If you want to learn more about this sort of thing there is an excellent textbook which teaches probability theory using randomised algorithms (eg uniform hashing, load balancing, queueing theory etc).

http://www.amazon.com/Probability-Computing-Randomized-Algor...

It's one of my favourite textbooks and it's full of powerful methods and intuitions for any programmer.

NINJA EDIT PLUG: If anyone wants to work through that book I would be more than happy to help out and answer questions (jamie@scattered-thoughts.net). I wouldn't mind a refresher myself and I've always found that explaining things to other people helps clarify my own thinking.


Sorry but right after you finish the basic probability coverage it stops making sense.

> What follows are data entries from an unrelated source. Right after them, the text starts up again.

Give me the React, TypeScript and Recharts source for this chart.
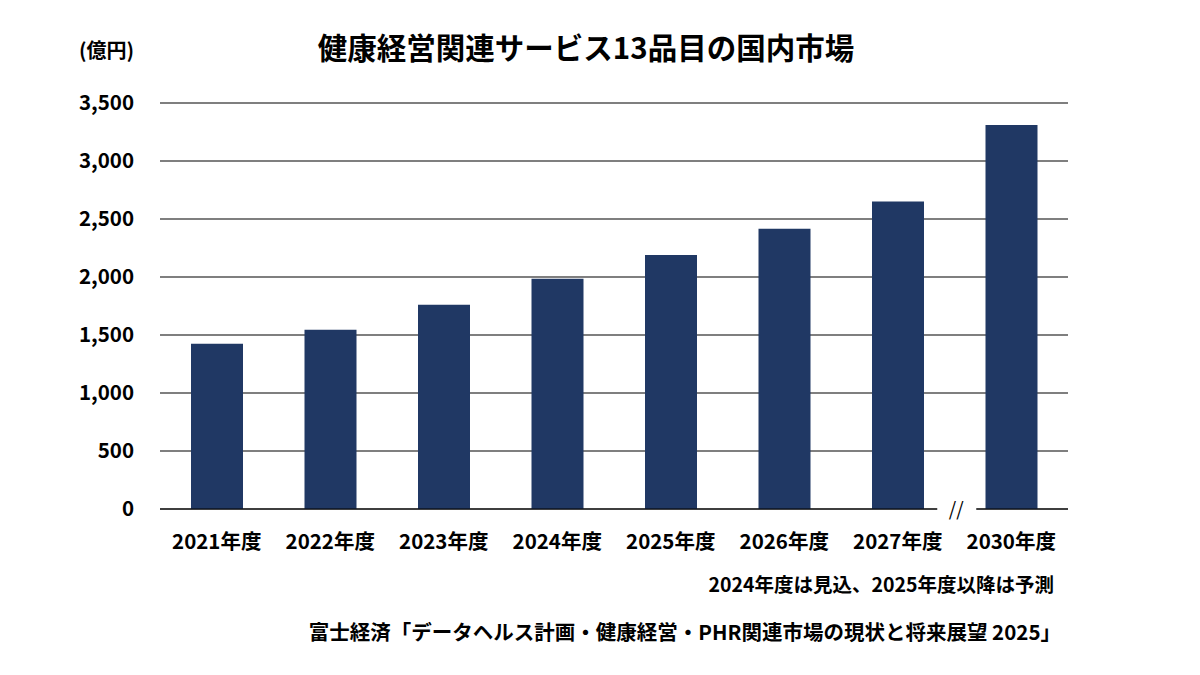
import React from "react";
import { Bar, BarChart, CartesianGrid, XAxis, YAxis } from "recharts";

// Market size, 100 million yen. 2024 is an estimate, 2025+ forecast.
const years = ["2021年度", "2022年度", "2023年度", "2024年度", "2025年度", "2026年度", "2027年度", "2030年度"];
const marketSize = [1425, 1545, 1760, 1985, 2190, 2415, 2650, 3310];
const yTicks = [0, 500, 1000, 1500, 2000, 2500, 3000, 3500];

const data = years.map((year, i) => ({ year, value: marketSize[i] }));

const FONT = "'Noto Sans CJK JP', 'Noto Sans', sans-serif";
const NAVY = "#203864";
const BREAK_BEFORE = "2030年度";

// Bottom tick: the label, plus the "//" break in the baseline before 2030.
function YearTick({ x, y, payload }: { x?: number; y?: number; payload?: { value: string } }) {
  const cx = x ?? 0;
  const cy = y ?? 0;
  const label = payload?.value ?? "";
  return (
    <g>
      {label === BREAK_BEFORE && (
        <g>
          <rect x={cx - 74} y={cy - 3} width={39} height={6} fill="#fff" />
          <text x={cx - 55} y={cy + 7} textAnchor="middle" fontSize={19} fill="#000" fontFamily={FONT}>
            //
          </text>
        </g>
      )}
      <text x={cx} y={cy + 40} textAnchor="middle" fontSize={20.5} fontWeight={700} fill="#000" fontFamily={FONT}>
        {label}
      </text>
    </g>
  );
}

export default function App() {
  return (
    <div style={{ position: "absolute", left: 0, top: 0, width: 1200, height: 675, background: "#fff", fontFamily: FONT }}>
      <BarChart
        width={1200}
        height={675}
        data={data}
        margin={{ top: 103, right: 132, bottom: 136, left: 100 }}
        style={{ fontFamily: FONT }}
      >
        <CartesianGrid vertical={false} stroke="#000" strokeWidth={1.2} />
        <XAxis
          dataKey="year"
          height={30}
          axisLine={{ stroke: "#000", strokeWidth: 1.2 }}
          tickLine={false}
          tickSize={0}
          tickMargin={0}
          interval={0}
          tick={<YearTick />}
        />
        <YAxis
          width={60}
          domain={[0, 3500]}
          ticks={yTicks}
          interval={0}
          axisLine={false}
          tickLine={false}
          tickSize={0}
          tickMargin={26}
          tickFormatter={(v: number) => v.toLocaleString("en-US")}
          tick={{ fill: "#000", fontSize: 20.5, fontWeight: 700 }}
        />
        <Bar dataKey="value" fill={NAVY} barSize={52} isAnimationActive={false} />
      </BarChart>
      <svg
        width={1200}
        height={675}
        style={{ position: "absolute", left: 0, top: 0, pointerEvents: "none", fontFamily: FONT }}
      >
        <text x={586} y={59} textAnchor="middle" fontSize={29.5} fontWeight={700} fill="#000">
          健康経営関連サービス13品目の国内市場
        </text>
        <text x={79} y={58} fontSize={20} fontWeight={700} fill="#000">
          (億円)
        </text>
        <text x={1054} y={592} textAnchor="end" fontSize={19.5} fontWeight={700} fill="#000">
          2024年度は見込、2025年度以降は予測
        </text>
        <text x={1061} y={640} textAnchor="end" fontSize={20.5} fontWeight={700} fill="#000">
          富士経済「データヘルス計画・健康経営・PHR関連市場の現状と将来展望 2025」
        </text>
      </svg>
    </div>
  );
}
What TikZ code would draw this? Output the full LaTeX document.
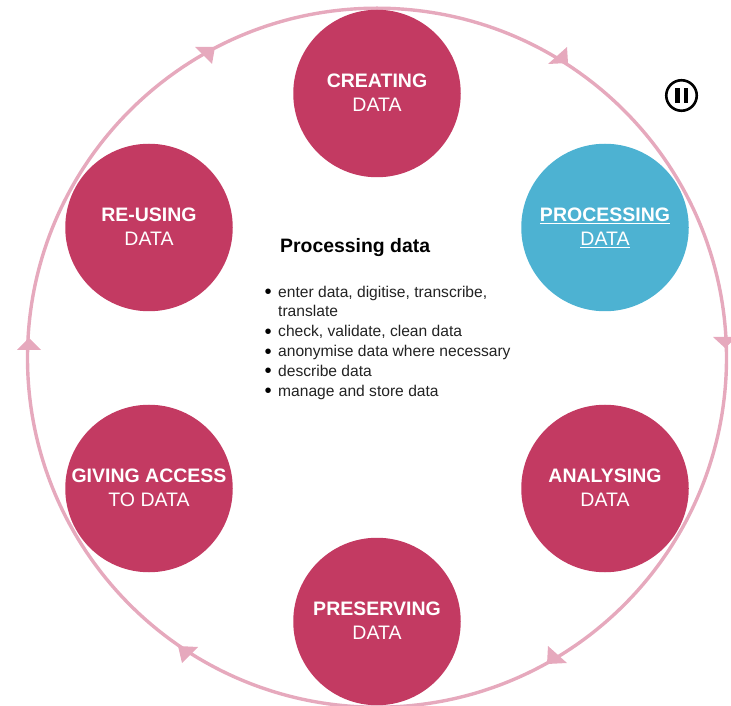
\documentclass[tikz,border=0pt]{standalone}
\usepackage{fontspec}
\setmainfont{Liberation Sans}
\definecolor{ringpink}{HTML}{E6A9BD}
\definecolor{crimson}{HTML}{C33A62}
\definecolor{skyblue}{HTML}{4DB2D2}
\definecolor{bodygrey}{HTML}{222222}
\tikzset{
  x=1pt,y=1pt,
  ringline/.style={circle,draw=ringpink,line width=3.4pt,minimum size=699pt,inner sep=0pt,outer sep=0pt},
  ringhead/.style={fill=ringpink},
  stage/.style={circle,fill=crimson,minimum size=167.5pt,inner sep=0pt,text=white,align=center,
    font=\fontsize{19.5}{24.5}\selectfont},
  stageactive/.style={stage,fill=skyblue},
}
\newcommand{\stagelabel}[2]{\raisebox{-1pt}[\height][\depth]{\begin{tabular}{@{}c@{}}#1\\#2\end{tabular}}}
\newcommand{\itemdot}{\makebox[16pt][l]{\hspace{2.5pt}\raisebox{-1.7pt}{\scalebox{1.3}{\textcolor{black}{•}}}}}
\begin{document}
\begin{tikzpicture}
\useasboundingbox (0,0) rectangle (731,705);
\node[ringline] (ring) at (377,347.3) {};
\fill[ringhead] (548,641) -- (567,658) -- (568,642) -- cycle;
\fill[ringhead] (713,368) -- (737,368) -- (725,357) -- cycle;
\fill[ringhead] (548,59) -- (567,42) -- (547,41) -- cycle;
\fill[ringhead] (178,59) -- (198,58) -- (182,42) -- cycle;
\fill[ringhead] (17,355) -- (41,355) -- (29,367) -- cycle;
\fill[ringhead] (195,658) -- (215,658) -- (212,641) -- cycle;
\node[stage] (creating) at (377,611.5) {\stagelabel{\textbf{CREATING}}{DATA}};
\node[stageactive] (processing) at (605,477.5) {\stagelabel{\textbf{\underline{PROCESSING}}}{\underline{DATA}}};
\node[stage] (analysing) at (605,216.5) {\stagelabel{\textbf{ANALYSING}}{DATA}};
\node[stage] (preserving) at (377,83.5) {\stagelabel{\textbf{PRESERVING}}{DATA}};
\node[stage] (giving) at (149,216.5) {\stagelabel{\textbf{GIVING ACCESS}}{TO DATA}};
\node[stage] (reusing) at (149,477.5) {\stagelabel{\textbf{RE-USING}}{DATA}};
\node[anchor=west,inner sep=0pt,font=\fontsize{19.4}{22}\selectfont\bfseries] (title) at (280,457.5) {Processing data};
\node[anchor=north west,inner sep=0pt,align=left,text=bodygrey,font=\fontsize{15.6}{19.8}\selectfont] (details) at (262,419.5)
 {\itemdot enter data, digitise, transcribe,\\
  \makebox[16pt][l]{}translate\\
  \itemdot check, validate, clean data\\
  \itemdot anonymise data where necessary\\
  \itemdot describe data\\
  \itemdot manage and store data};
\node[circle,draw=black,line width=2.6pt,fill=white,minimum size=30.5pt,inner sep=0pt] (pause) at (681.5,609.5) {};
\fill[black] (675,602) rectangle (679.8,617);
\fill[black] (683.6,602) rectangle (688.4,617);
\end{tikzpicture}
\end{document}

-> In the case of the two envelopes the problem comes from the fact that there are an infinite number of possible amounts in the envelope.

Right there.


Well, with the distribution I gave it could be $2 (with probability 1/2), or $4 (with probability 1/4), or $8 (with probability 1/8) etc. That distribution doesn't have a maximum.

For a simpler example, imagine tossing a coin and counting the number of tosses it takes you to get a head. There is no limit on the number of tosses it might take, it just gets less and less likely as the numbers get bigger. We could get any positive integer and there are an infinite number of integers.

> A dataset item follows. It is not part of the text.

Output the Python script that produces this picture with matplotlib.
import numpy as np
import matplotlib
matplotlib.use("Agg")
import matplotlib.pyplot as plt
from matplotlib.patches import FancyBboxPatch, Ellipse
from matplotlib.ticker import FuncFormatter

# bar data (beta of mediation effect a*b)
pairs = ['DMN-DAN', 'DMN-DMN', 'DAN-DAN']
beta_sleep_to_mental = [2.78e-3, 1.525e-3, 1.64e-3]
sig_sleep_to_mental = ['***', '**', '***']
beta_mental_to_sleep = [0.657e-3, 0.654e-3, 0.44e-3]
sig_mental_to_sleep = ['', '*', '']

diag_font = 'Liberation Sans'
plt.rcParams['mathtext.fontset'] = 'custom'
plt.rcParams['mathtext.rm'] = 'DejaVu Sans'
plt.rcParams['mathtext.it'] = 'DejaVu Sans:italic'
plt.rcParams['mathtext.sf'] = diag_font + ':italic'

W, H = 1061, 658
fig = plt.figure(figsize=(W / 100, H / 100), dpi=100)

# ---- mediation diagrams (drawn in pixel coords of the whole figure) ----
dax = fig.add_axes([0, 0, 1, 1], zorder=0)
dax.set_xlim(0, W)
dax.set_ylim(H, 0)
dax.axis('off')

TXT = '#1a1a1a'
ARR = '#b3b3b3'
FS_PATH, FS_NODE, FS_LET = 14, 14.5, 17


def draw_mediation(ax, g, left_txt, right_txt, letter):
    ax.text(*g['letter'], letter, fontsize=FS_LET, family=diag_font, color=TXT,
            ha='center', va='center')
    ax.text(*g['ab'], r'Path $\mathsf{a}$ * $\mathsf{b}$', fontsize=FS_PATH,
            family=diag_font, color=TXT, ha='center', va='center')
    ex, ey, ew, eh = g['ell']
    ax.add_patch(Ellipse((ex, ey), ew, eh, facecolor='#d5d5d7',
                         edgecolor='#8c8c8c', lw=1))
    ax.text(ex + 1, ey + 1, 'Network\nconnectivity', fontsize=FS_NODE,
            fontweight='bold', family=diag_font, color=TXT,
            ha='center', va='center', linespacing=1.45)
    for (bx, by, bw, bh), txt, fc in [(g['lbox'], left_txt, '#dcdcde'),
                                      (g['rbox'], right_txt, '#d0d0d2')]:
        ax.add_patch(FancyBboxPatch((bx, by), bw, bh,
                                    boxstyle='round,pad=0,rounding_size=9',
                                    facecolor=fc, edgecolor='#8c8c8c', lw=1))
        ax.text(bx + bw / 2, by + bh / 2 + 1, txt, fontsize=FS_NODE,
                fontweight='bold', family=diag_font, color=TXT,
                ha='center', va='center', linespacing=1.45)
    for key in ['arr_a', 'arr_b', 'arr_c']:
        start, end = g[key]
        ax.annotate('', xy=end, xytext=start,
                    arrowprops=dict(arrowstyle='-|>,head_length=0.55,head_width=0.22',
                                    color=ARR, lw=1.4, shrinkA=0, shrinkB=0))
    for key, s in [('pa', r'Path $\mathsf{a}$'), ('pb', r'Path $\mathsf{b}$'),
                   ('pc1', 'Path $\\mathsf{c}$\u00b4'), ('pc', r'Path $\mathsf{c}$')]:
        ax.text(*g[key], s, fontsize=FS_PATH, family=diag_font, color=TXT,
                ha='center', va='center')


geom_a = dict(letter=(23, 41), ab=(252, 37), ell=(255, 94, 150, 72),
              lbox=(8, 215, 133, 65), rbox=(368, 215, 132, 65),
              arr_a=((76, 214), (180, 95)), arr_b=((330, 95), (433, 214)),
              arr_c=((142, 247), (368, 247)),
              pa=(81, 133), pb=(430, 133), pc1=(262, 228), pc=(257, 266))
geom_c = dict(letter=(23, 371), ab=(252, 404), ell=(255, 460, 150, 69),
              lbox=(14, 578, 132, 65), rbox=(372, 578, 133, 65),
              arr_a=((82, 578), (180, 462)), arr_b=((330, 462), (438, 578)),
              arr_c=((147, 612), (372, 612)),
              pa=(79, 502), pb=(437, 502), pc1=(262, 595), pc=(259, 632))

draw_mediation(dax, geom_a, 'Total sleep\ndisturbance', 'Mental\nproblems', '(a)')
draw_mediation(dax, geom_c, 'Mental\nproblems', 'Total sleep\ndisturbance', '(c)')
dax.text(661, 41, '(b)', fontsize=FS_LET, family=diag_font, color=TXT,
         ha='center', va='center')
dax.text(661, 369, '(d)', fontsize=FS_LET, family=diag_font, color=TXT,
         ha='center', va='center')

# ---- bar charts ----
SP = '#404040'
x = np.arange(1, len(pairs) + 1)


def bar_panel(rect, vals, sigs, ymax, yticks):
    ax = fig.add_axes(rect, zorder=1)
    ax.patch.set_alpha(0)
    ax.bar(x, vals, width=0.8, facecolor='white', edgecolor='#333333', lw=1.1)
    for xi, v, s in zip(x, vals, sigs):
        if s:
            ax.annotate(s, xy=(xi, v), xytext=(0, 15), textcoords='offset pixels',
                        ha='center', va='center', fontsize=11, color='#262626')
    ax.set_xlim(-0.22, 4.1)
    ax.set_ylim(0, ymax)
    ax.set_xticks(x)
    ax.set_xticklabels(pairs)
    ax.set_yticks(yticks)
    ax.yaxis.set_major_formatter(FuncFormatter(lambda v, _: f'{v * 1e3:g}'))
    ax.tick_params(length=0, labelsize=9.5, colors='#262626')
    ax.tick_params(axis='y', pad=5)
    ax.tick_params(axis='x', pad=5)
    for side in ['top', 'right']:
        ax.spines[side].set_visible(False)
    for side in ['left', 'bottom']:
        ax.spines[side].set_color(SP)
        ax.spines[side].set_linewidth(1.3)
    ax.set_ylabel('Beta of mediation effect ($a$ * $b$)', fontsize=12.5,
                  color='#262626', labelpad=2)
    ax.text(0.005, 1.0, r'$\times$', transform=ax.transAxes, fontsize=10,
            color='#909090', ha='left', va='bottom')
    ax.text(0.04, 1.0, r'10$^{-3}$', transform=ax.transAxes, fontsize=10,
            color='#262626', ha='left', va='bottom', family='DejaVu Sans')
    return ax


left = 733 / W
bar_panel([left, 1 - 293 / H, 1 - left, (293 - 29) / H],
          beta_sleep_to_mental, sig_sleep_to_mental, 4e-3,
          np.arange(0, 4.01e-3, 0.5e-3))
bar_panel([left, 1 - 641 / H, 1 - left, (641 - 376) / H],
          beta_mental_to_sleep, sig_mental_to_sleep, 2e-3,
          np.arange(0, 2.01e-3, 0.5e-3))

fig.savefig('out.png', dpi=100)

Similarly, the envelope problem has an infinite number of possibilities because there is no maximum amount that could be in the envelope. The article doesn't specify the exact odds of any given amount showing up in the envelope so I gave some specific odds that demonstrate the problem.

Probability theory still works when you have an infinite number of possibilities but it has a few subtleties that aren't commonly taught until undergrad. One of those is that the expected/average value of a random variable doesn't always exist so you have to be careful when reasoning informally.


This is one of my favorite problems. Here is one variation can help clarify thinking about it:

"There's two envelopes. One contains twice as much money as the other. No envelope contains more than $N."

This changes the problem dramatically. If your envelope contains more than $N/2, of course you should not switch: the other envelope necessarily contains less. If it contains $N/2 or less, perhaps you should switch: the other envelope may or may not contain more.

Say your envelope contains $x, and you don't know what $N is. There's two possibilities:

1. $x <= $N/2. If you switch, your expectation value is $3x/2, by the original argument.

2. $x > $N/2. If you switch, you will get $x/2, since no envelope contains more than $N.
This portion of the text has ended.